First of all, it must be said that the term ‘planetary resources’ is used in one of the above classifications. The environmental-economic classification divides resources into cosmic and planetary based on their exhaustibility and renewability. In this case, planetary resources include atmosphere, hydrosphere, geo-thermal energy and climatic resources.

Second, we believe it is possible to expand the notion of planetary resources.
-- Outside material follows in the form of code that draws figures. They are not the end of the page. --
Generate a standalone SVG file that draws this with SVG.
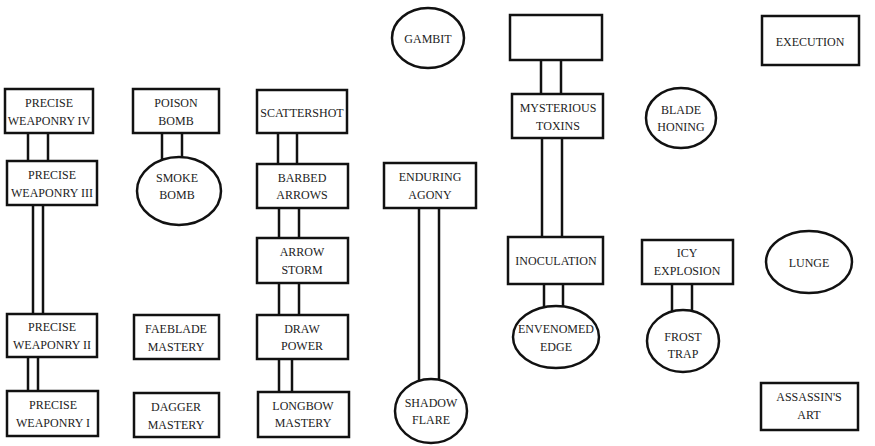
<svg xmlns="http://www.w3.org/2000/svg" width="875" height="446" viewBox="0 0 875 446">
<style>
.n{fill:#fff;stroke:#111;stroke-width:2.5}
.c line{stroke:#111;stroke-width:2.5}
text{font-family:"Liberation Serif","Noto Serif","DejaVu Serif","FreeSerif",Times,serif;font-size:12px;fill:#222;text-anchor:middle}
</style>
<rect width="875" height="446" fill="#fff"/>
<g id="connectors" class="c">
<line x1="28" y1="133" x2="28" y2="161"/><line x1="48" y1="133" x2="48" y2="161"/>
<line x1="33" y1="205" x2="33" y2="314"/><line x1="43" y1="205" x2="43" y2="314"/>
<line x1="28" y1="357" x2="28" y2="391"/><line x1="38" y1="357" x2="38" y2="391"/>
<line x1="162" y1="133" x2="162" y2="162"/><line x1="182" y1="133" x2="182" y2="162"/>
<line x1="278" y1="133" x2="278" y2="164"/><line x1="297" y1="133" x2="297" y2="164"/>
<line x1="279" y1="208" x2="279" y2="238"/><line x1="299" y1="208" x2="299" y2="238"/>
<line x1="279" y1="283" x2="279" y2="315"/><line x1="299" y1="283" x2="299" y2="315"/>
<line x1="279" y1="359" x2="279" y2="392"/><line x1="292" y1="359" x2="292" y2="392"/>
<line x1="419" y1="208" x2="419" y2="381"/><line x1="439" y1="208" x2="439" y2="381"/>
<line x1="541" y1="60" x2="541" y2="95"/><line x1="561" y1="60" x2="561" y2="95"/>
<line x1="542" y1="138" x2="542" y2="237"/><line x1="562" y1="138" x2="562" y2="237"/>
<line x1="544" y1="284" x2="544" y2="308"/><line x1="563" y1="284" x2="563" y2="308"/>
<line x1="672" y1="284" x2="672" y2="312"/><line x1="692" y1="284" x2="692" y2="312"/>
</g>
<g id="precise-weaponry-iv"><rect class="n" x="5" y="89" width="88" height="44"/><text x="49" y="107">PRECISE</text><text x="49" y="125">WEAPONRY IV</text></g>
<g id="precise-weaponry-iii"><rect class="n" x="7" y="161" width="90" height="44"/><text x="52" y="179">PRECISE</text><text x="52" y="197">WEAPONRY III</text></g>
<g id="precise-weaponry-ii"><rect class="n" x="7" y="314" width="90" height="43"/><text x="52" y="331">PRECISE</text><text x="52" y="349">WEAPONRY II</text></g>
<g id="precise-weaponry-i"><rect class="n" x="7" y="391" width="91" height="45"/><text x="53" y="409">PRECISE</text><text x="53" y="427">WEAPONRY I</text></g>
<g id="poison-bomb"><rect class="n" x="133" y="89" width="86" height="44"/><text x="176" y="107">POISON</text><text x="176" y="125">BOMB</text></g>
<g id="smoke-bomb"><ellipse class="n" cx="179" cy="191" rx="42" ry="34"/><text x="177" y="182">SMOKE</text><text x="177" y="199">BOMB</text></g>
<g id="faeblade-mastery"><rect class="n" x="134" y="315" width="85" height="44"/><text x="176" y="333">FAEBLADE</text><text x="176" y="351">MASTERY</text></g>
<g id="dagger-mastery"><rect class="n" x="134" y="393" width="85" height="44"/><text x="176" y="411">DAGGER</text><text x="176" y="429">MASTERY</text></g>
<g id="scattershot"><rect class="n" x="257" y="90" width="90" height="43"/><text x="302" y="117">SCATTERSHOT</text></g>
<g id="barbed-arrows"><rect class="n" x="257" y="164" width="91" height="44"/><text x="302" y="182">BARBED</text><text x="302" y="199">ARROWS</text></g>
<g id="arrow-storm"><rect class="n" x="257" y="238" width="91" height="45"/><text x="302" y="256">ARROW</text><text x="302" y="274">STORM</text></g>
<g id="draw-power"><rect class="n" x="257" y="315" width="91" height="44"/><text x="302" y="333">DRAW</text><text x="302" y="350">POWER</text></g>
<g id="longbow-mastery"><rect class="n" x="258" y="392" width="91" height="45"/><text x="303" y="410">LONGBOW</text><text x="303" y="427">MASTERY</text></g>
<g id="gambit"><ellipse class="n" cx="428" cy="38" rx="36" ry="30"/><text x="428" y="43">GAMBIT</text></g>
<g id="enduring-agony"><rect class="n" x="384" y="163" width="92" height="45"/><text x="430" y="181">ENDURING</text><text x="430" y="199">AGONY</text></g>
<g id="shadow-flare"><ellipse class="n" cx="431" cy="411" rx="36" ry="32"/><text x="431" y="407">SHADOW</text><text x="431" y="424">FLARE</text></g>
<g id="unnamed"><rect class="n" x="510" y="15" width="92" height="45"/></g>
<g id="mysterious-toxins"><rect class="n" x="512" y="94" width="91" height="44"/><text x="558" y="112">MYSTERIOUS</text><text x="558" y="130">TOXINS</text></g>
<g id="inoculation"><rect class="n" x="508" y="237" width="95" height="47"/><text x="556" y="265">INOCULATION</text></g>
<g id="envenomed-edge"><ellipse class="n" cx="556" cy="337" rx="43" ry="31"/><text x="556" y="333">ENVENOMED</text><text x="556" y="351">EDGE</text></g>
<g id="blade-honing"><ellipse class="n" cx="681" cy="118" rx="35" ry="30"/><text x="681" y="114">BLADE</text><text x="681" y="131">HONING</text></g>
<g id="icy-explosion"><rect class="n" x="642" y="240" width="91" height="44"/><text x="687" y="257">ICY</text><text x="687" y="275">EXPLOSION</text></g>
<g id="frost-trap"><ellipse class="n" cx="683" cy="341" rx="36" ry="31"/><text x="683" y="341">FROST</text><text x="683" y="358">TRAP</text></g>
<g id="execution"><rect class="n" x="762" y="16" width="97" height="49"/><text x="810" y="46">EXECUTION</text></g>
<g id="lunge"><ellipse class="n" cx="809" cy="262" rx="43" ry="31"/><text x="809" y="267">LUNGE</text></g>
<g id="assassins-art"><rect class="n" x="761" y="383" width="97" height="47"/><text x="809" y="401">ASSASSIN'S</text><text x="809" y="419">ART</text></g>
</svg>
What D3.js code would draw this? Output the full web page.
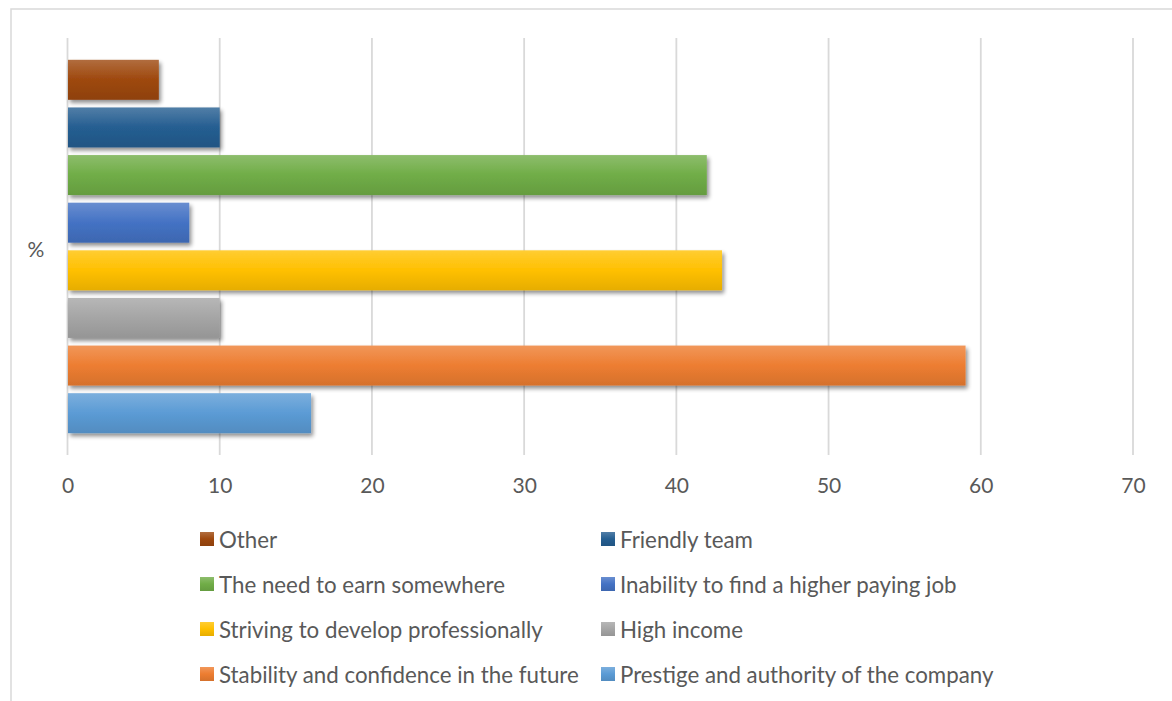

However, before we do this we would like to define planetary resources using their essential qualities:

  • the notion of planetary resources is inclusive in that it includes various classifications;

  • planetary resources serve as the basis for any other resources - it is not possible to maintain the Earth’s sustainability and reproduction as a holistic system;

  • planetary resources are inalienable and not appropriable, because they exceed the norms, claims and limitations of any national jurisdiction due to their scope and fundamental character.

No doubt, this definition implies the need to expand the notion of planetary resources. We will represent it in table format and then provide some explanations.

(3) Planetary Resources: Types

Resource Components The Most Valuable Elements
1 Near Space Celestial bodies (the Sun, planets, meteorites, comets etc.), their orbits and energies (gravitational fields, solar radiation, radiation, electromagnetic radiation) Sunlight and thermal energy
2 Earth’s Atmosphere Troposphere, tropopause, stratosphere, stratopause, mesosphere, mesopause, Karman Line, thermosphere, thermopause, and exosphere Oxygen and ozone
3 Solid and liquid substances in the Earth’s crust Continents and islands, soils, geo-thermal energy, the world ocean, internal bodies of water, and hydrothermal energy Fertile soils and fresh water
4 Climate as a combination of the Earth’s climate zones Air temperature, water temperature, humidity, atmospheric pressure, light conditions Climates suitable for the existence and reproduction of complex forms of protein life
5 Earth’s Crust Continental crust, ocean crust, mineral resources, upper mantle, lower mantle, outer core, core Non-renewable exhaustible mineral resources
6 Biosphere as an Integral System biota, including humans and anthropogenic systems humans (due to their ability to shape the environment and bear responsibility for it)
7 Noosphere information, civilization-historical experience, languages and beliefs, cultures, scientific knowledge, aesthetic and moral values, intellectual potential of humanity – collective intelligence Intellectual potential of humanity

1 - Akimova T.A., Khaskin V.V. Resursy i dinamika biosfery (Resources and Dynamics of the Biosphere).

2 - Akimova T.A., Khaskin V.V. Resursy i dinamika biosfery (Resources and Dynamics of the Biosphere).